Bermain di kompetisi Divisi Utama 2010 sehingga lebih dikenal dengan nama Persebaya DU (Divisi Utama).
2015
Banding ditolak, PT. MMIB kalah dalam gugatan melawan PT. PI.
Karena kalah di pengadilan PT. MMIB tak boleh gunakan nama Persebaya Surabaya.
Untuk bisa mengikuti Piala Presiden 2015 terpaksa ganti nama Persebaya United.
Di pertengahan jalan Piala Presiden 2015, karena kalah di pengadilan Persebaya United dilarang memakai embel-embel nama Persebaya. Akhirnya mengubah nama lagi menjadi Bonek FC hingga Piala Presiden 2015 berakhir.
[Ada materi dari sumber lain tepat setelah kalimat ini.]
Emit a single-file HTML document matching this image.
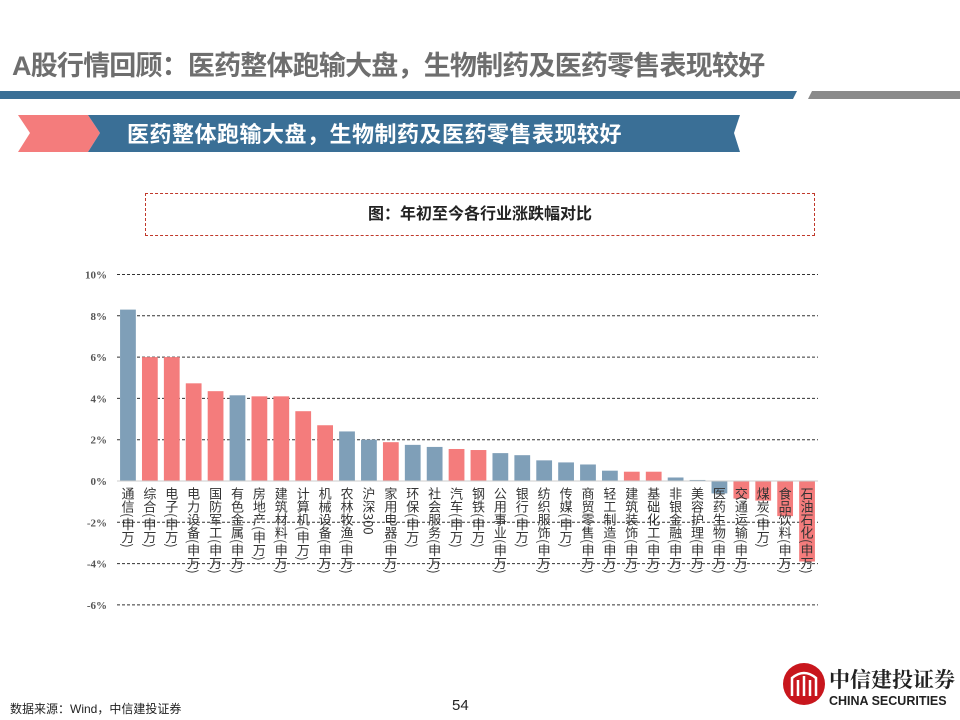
<!DOCTYPE html>
<html><head><meta charset="utf-8"><style>
body{margin:0;width:960px;height:720px;background:#fff;position:relative;overflow:hidden;font-family:"Liberation Sans","Noto Sans CJK SC",sans-serif}
.abs{position:absolute;white-space:nowrap}
</style></head><body>
<div class="abs" style="left:12px;top:44px;font-size:27px;font-weight:bold;color:#6e6e6e;letter-spacing:-0.8px">A股行情回顾：医药整体跑输大盘，生物制药及医药零售表现较好</div>
<svg class="abs" style="left:0;top:0" width="960" height="170">
<polygon points="0,91 797,91 793,99 0,99" fill="#3a6f96"/>
<polygon points="812,91 960,91 960,99 808,99" fill="#8a8a8a"/>
<polygon points="18,115 88,115 100,133 88,152 18,152 30,133" fill="#f47c7c"/>
<polygon points="88,115 740,115 734,133 740,152 88,152 100,133" fill="#3a6f96"/>
<text x="127" y="142" font-size="22" font-weight="bold" fill="#fff" letter-spacing="0.5" font-family="Liberation Sans, Noto Sans CJK SC, sans-serif">医药整体跑输大盘，生物制药及医药零售表现较好</text>
</svg>
<div class="abs" style="left:145px;top:193px;width:668px;height:41px;border:1.5px dashed #c0392b;text-align:center;line-height:41px;font-size:16px;font-weight:bold;color:#222">图：年初至今各行业涨跌幅对比</div>
<svg id="chart" class="abs" style="left:0;top:0" width="960" height="720"></svg>
<div class="abs" style="left:10px;top:700px;font-size:12px;color:#222">数据来源：Wind，中信建投证券</div>
<div class="abs" style="left:452px;top:697px;font-size:15px;color:#222">54</div>
<svg class="abs" style="left:782px;top:662px" width="44" height="44">
<circle cx="22" cy="22" r="21" fill="#c8161d"/>
<path d="M10 34 V16 Q22 6 34 16 V34 M16 34 V18 M28 34 V18 M22 34 V14" stroke="#fff" stroke-width="2.5" fill="none"/>
</svg>
<div class="abs" style="left:829px;top:664px;font-size:21px;font-weight:bold;color:#222;font-family:'Noto Serif CJK SC',serif">中信建投证券</div>
<div class="abs" style="left:829px;top:694px;font-size:12.5px;font-weight:bold;color:#222">CHINA SECURITIES</div>
<script>
const categories=["通信(申万)","综合(申万)","电子(申万)","电力设备(申万)","国防军工(申万)","有色金属(申万)","房地产(申万)","建筑材料(申万)","计算机(申万)","机械设备(申万)","农林牧渔(申万)","沪深300","家用电器(申万)","环保(申万)","社会服务(申万)","汽车(申万)","钢铁(申万)","公用事业(申万)","银行(申万)","纺织服饰(申万)","传媒(申万)","商贸零售(申万)","轻工制造(申万)","建筑装饰(申万)","基础化工(申万)","非银金融(申万)","美容护理(申万)","医药生物(申万)","交通运输(申万)","煤炭(申万)","食品饮料(申万)","石油石化(申万)"];
const values=[8.3,6.0,6.0,4.73,4.35,4.15,4.1,4.1,3.38,2.7,2.4,2.0,1.88,1.75,1.65,1.55,1.5,1.35,1.25,1.0,0.9,0.8,0.5,0.45,0.45,0.17,0.05,-0.6,-0.85,-0.95,-1.7,-3.9];
const colorGroup=["b","r","r","r","r","b","r","r","r","r","b","b","r","b","b","r","r","b","b","b","b","b","b","r","r","b","b","b","r","r","r","r"];
const ticks=[10,8,6,4,2,0,-2,-4,-6];
const tickLabels=["10%","8%","6%","4%","2%","0%","-2%","-4%","-6%"];
const NS="http://www.w3.org/2000/svg";
const svg=document.getElementById('chart');
const y0=481, pxPer=20.65, xStart=117, xEnd=818;
const y=v=>y0-v*pxPer;
const n=categories.length, step=(xEnd-xStart)/n;
const x=i=>xStart+step*i+step/2;
function mk(t,a){const e=document.createElementNS(NS,t);for(const k in a)e.setAttribute(k,a[k]);svg.appendChild(e);return e;}
ticks.forEach((t,i)=>{
 if(t!==0){const l=mk('line',{x1:xStart,x2:xEnd,y1:y(t),y2:y(t),stroke:'#333','stroke-dasharray':'3,2','stroke-width':1});
 
 }
 const tx=mk('text',{x:107,y:y(t)+4,'text-anchor':'end','font-size':11,'font-weight':'bold',fill:'#555','font-family':'Liberation Serif, serif'});
 tx.textContent=tickLabels[i];
 
 
});
values.forEach((v,i)=>{
 const w=step*0.72, top=Math.min(y(v),y0), h=Math.abs(y(v)-y0);
 const r=mk('rect',{x:x(i)-w/2,y:top,width:w,height:h,fill:colorGroup[i]==='b'?'#7f9fb8':'#f47c7c'});
 
 
});
const ax=mk('line',{x1:xStart,x2:xEnd,y1:y0,y2:y0,stroke:'#ccc','stroke-width':1});


categories.forEach((c,i)=>{
 const t=mk('text',{x:x(i),y:487,'font-size':13,fill:'#333','writing-mode':'tb','glyph-orientation-vertical':0,'font-family':'Noto Sans CJK SC, sans-serif'});
 t.textContent=c;
 
 
});
</script>
</body></html>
Di turnamen Piala Jenderal Sudirman 2015, Bonek FC kembali berganti nama menjadi Surabaya United, karena tuntutan Bonek yang mengecam pencatutan nama mereka menjadi nama sebuah klub sepak bola.
2016
Surabaya United melakukan merger dengan PS POLRI. Kemudian berganti nama lagi menjadi Bhayangkara Surabaya United.
2017
Setelah seluruh sahamnya diakuisisi oleh POLRI nama Bhayangkara Surabaya United pun akhirnya berubah lagi menjadi Bhayangkara FC untuk mengikuti kompetisi Liga 1 hingga akhirnya terdegradasi ke Liga 2 pada musim 2024-2025.